_EXERCISE:_ Retype all material exactly. Pictures stay out of the copy.

_LISTED ENTRIES:_
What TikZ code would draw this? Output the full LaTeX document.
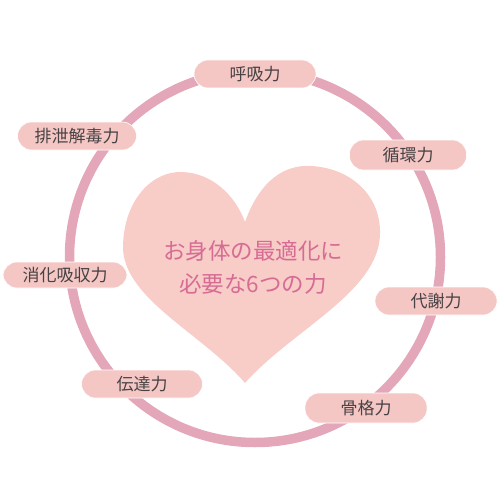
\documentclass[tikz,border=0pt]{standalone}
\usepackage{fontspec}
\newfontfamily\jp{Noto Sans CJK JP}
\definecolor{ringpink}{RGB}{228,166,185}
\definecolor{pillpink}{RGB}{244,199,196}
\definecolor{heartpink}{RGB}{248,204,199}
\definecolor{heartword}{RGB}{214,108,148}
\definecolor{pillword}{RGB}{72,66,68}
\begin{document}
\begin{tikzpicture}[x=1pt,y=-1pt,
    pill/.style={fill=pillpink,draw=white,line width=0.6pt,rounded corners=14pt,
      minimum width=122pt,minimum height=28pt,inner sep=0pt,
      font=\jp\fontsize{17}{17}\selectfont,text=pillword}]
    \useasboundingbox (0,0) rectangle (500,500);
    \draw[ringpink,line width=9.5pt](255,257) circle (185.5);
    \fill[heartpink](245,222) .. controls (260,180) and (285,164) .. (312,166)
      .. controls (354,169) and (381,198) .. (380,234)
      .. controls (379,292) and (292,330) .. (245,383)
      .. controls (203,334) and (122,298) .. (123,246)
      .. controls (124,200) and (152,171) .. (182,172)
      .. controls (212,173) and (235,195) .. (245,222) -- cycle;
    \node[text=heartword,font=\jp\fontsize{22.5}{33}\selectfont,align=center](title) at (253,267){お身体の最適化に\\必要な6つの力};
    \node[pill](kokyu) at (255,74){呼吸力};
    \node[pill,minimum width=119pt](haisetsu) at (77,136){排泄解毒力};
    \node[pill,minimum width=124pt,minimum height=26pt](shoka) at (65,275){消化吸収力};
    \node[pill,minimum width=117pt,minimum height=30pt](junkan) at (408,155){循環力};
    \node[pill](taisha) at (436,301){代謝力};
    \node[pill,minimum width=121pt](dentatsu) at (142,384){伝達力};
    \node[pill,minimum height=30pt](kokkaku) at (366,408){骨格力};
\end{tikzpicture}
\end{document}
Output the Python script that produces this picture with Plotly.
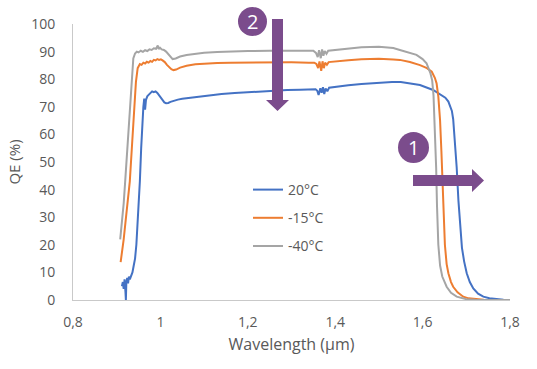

_ANSWER FOR THE TASK:_
What TikZ code would draw this? Output the full LaTeX document.
\documentclass[tikz,border=0pt]{standalone}
\usepackage{fontspec}
\newfontfamily\jp{Noto Sans CJK JP}
\definecolor{ringpink}{RGB}{228,166,185}
\definecolor{pillpink}{RGB}{244,199,196}
\definecolor{heartpink}{RGB}{248,204,199}
\definecolor{heartword}{RGB}{214,108,148}
\definecolor{pillword}{RGB}{72,66,68}
\begin{document}
\begin{tikzpicture}[x=1pt,y=-1pt,
    pill/.style={fill=pillpink,draw=white,line width=0.6pt,rounded corners=14pt,
      minimum width=122pt,minimum height=28pt,inner sep=0pt,
      font=\jp\fontsize{17}{17}\selectfont,text=pillword}]
    \useasboundingbox (0,0) rectangle (500,500);
    \draw[ringpink,line width=9.5pt](255,257) circle (185.5);
    \fill[heartpink](245,222) .. controls (260,180) and (285,164) .. (312,166)
      .. controls (354,169) and (381,198) .. (380,234)
      .. controls (379,292) and (292,330) .. (245,383)
      .. controls (203,334) and (122,298) .. (123,246)
      .. controls (124,200) and (152,171) .. (182,172)
      .. controls (212,173) and (235,195) .. (245,222) -- cycle;
    \node[text=heartword,font=\jp\fontsize{22.5}{33}\selectfont,align=center](title) at (253,267){お身体の最適化に\\必要な6つの力};
    \node[pill](kokyu) at (255,74){呼吸力};
    \node[pill,minimum width=119pt](haisetsu) at (77,136){排泄解毒力};
    \node[pill,minimum width=124pt,minimum height=26pt](shoka) at (65,275){消化吸収力};
    \node[pill,minimum width=117pt,minimum height=30pt](junkan) at (408,155){循環力};
    \node[pill](taisha) at (436,301){代謝力};
    \node[pill,minimum width=121pt](dentatsu) at (142,384){伝達力};
    \node[pill,minimum height=30pt](kokkaku) at (366,408){骨格力};
\end{tikzpicture}
\end{document}
Output the Python script that produces this picture with Plotly.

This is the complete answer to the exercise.